AI RAG Billing Assistant – Prompt Tuning, Feedback Form, Model Comparison
Taking over an existing LLM integration in a healthcare platform and making it reliable: cleaner prompt boundaries via LangChain, metadata-filtered RAG retrieval, a lookup table for arithmetic the model can't be trusted with, and a benchmark across seven models to back the choices with numbers.
An LLM integration that worked, sometimes
A RAG-backed assistant embedded in an internal platform, guiding clinicians through structured classification decisions — generating clarifying questions and candidate outcomes, and accepting corrections. It worked, but response consistency was uneven, the RAG context leaked irrelevant chunks into prompts, and a handful of answers depended on small pieces of arithmetic the model got wrong often enough to be a problem in a healthcare context.
The feedback path for clinicians was a single "!" button that ended the conversation — useful as a binary signal, useless for understanding why something went wrong.
Three targeted changes, each with a reason
LangChain for prompt boundaries. Introduced LangChain, which beyond cleaner code enforces a clean separation between system and user prompts. That alone improved response consistency measurably — the model was previously being given instructions and user content in a single blob, which is a known way to make behavior drift between runs.

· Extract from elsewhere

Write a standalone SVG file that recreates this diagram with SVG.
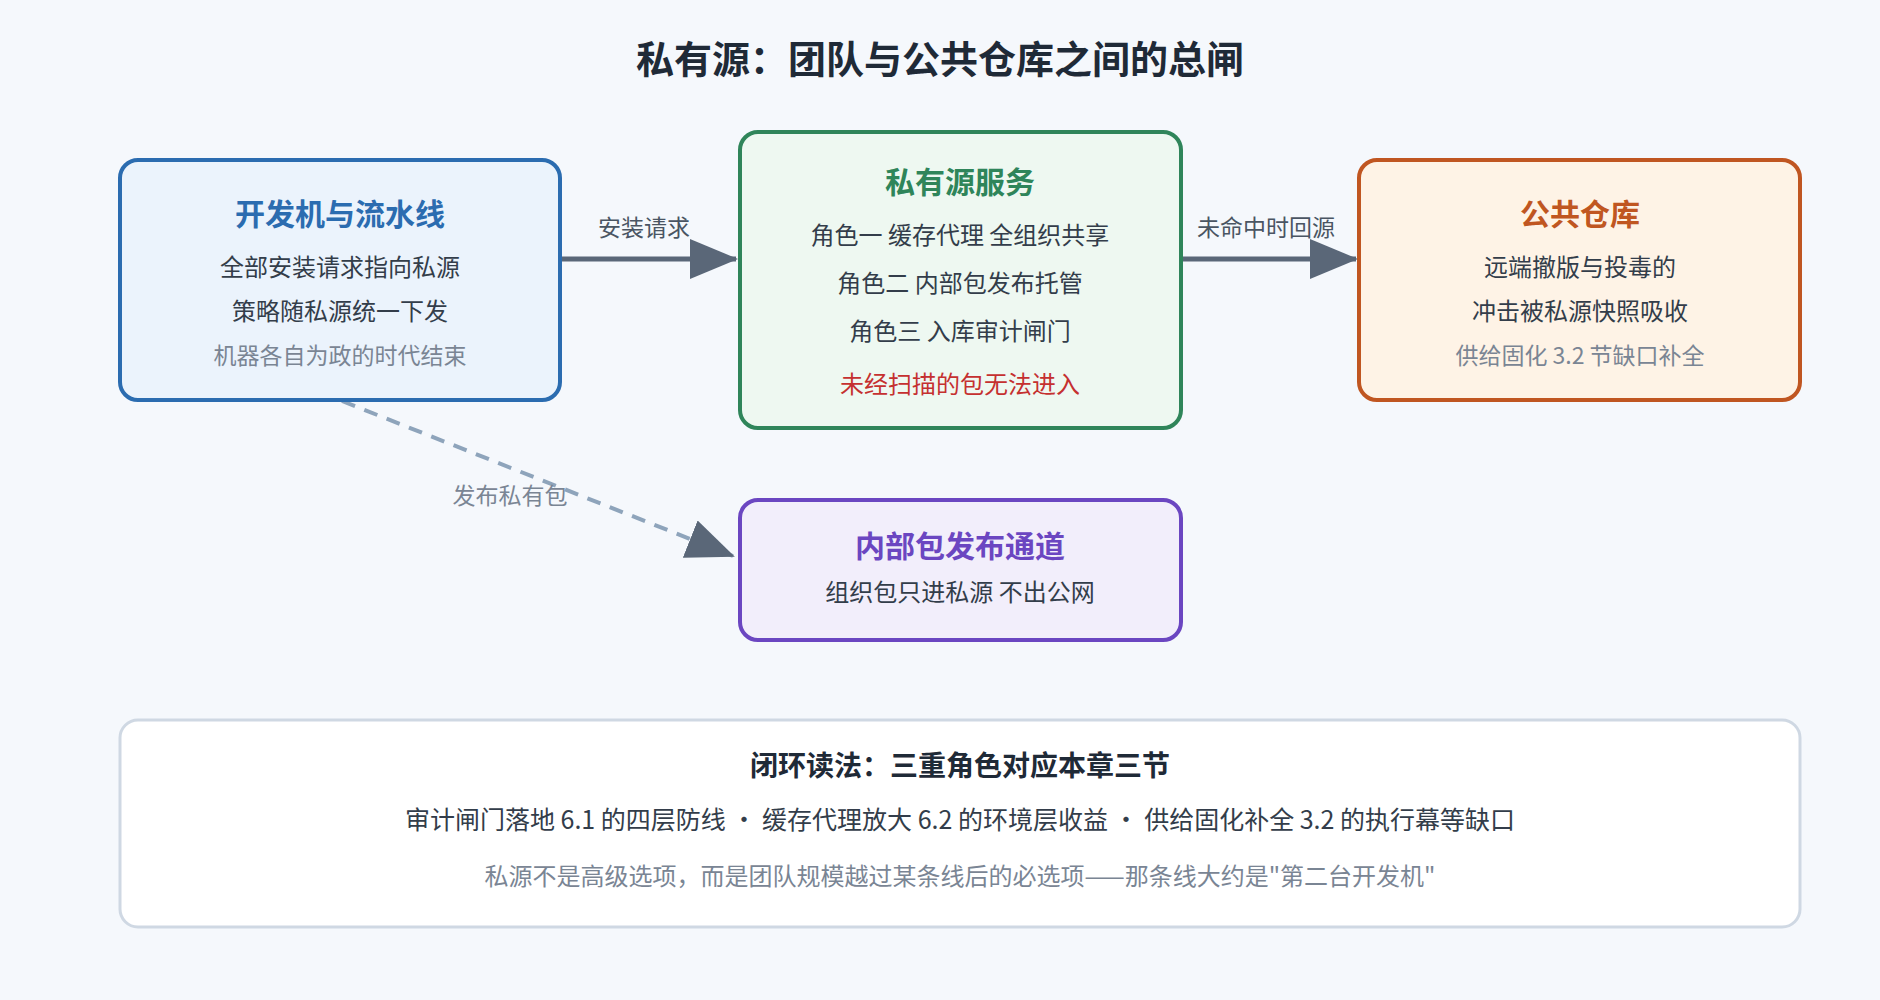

Metadata-filtered RAG. The existing retrieval was returning semantically-close-but-contextually-wrong chunks. Switched the filter to route on document metadata first, then do similarity within the already-scoped subset. Fewer, more relevant chunks reach the prompt.
A lookup table for arithmetic. Some answers hinge on small numeric operations that LLMs still fumble unpredictably. For those, I moved the computation out of the model into a deterministic lookup and let the model do what it's good at — picking the right row.
Seven models, three providers, actual numbers
On my own initiative, built a benchmarking harness and evaluated seven models across Claude, GPT and Gemini families against a curated test set. Accuracy, consistency, latency, and cost — reported side by side so the model choice is a decision with a paper trail rather than a preference.



From a "!" button to a structured signal
Replaced the minimal "!" button with a structured form capturing issue type (question doesn't make sense · answer choices don't make sense · other) plus free-text details. That turned an opaque binary into actionable feedback the team can categorize and act on.
Every interaction is fully audited: questions asked, answers given, retries, feedback submitted. In a HIPAA-bound environment, "we can reconstruct what the model was asked and what it said" is not optional.


What the work covered
| surface | covers |
|---|---|
| prompt | LangChain · separated system / user roles · templated structure |
| retrieval | metadata filter first, similarity second · fewer, more relevant chunks |
| accuracy | deterministic lookup table for small-arithmetic answers |
| benchmark | 7 models · 3 providers · accuracy · consistency · latency · cost |
| feedback | structured form (issue type + details) · fully audited interactions |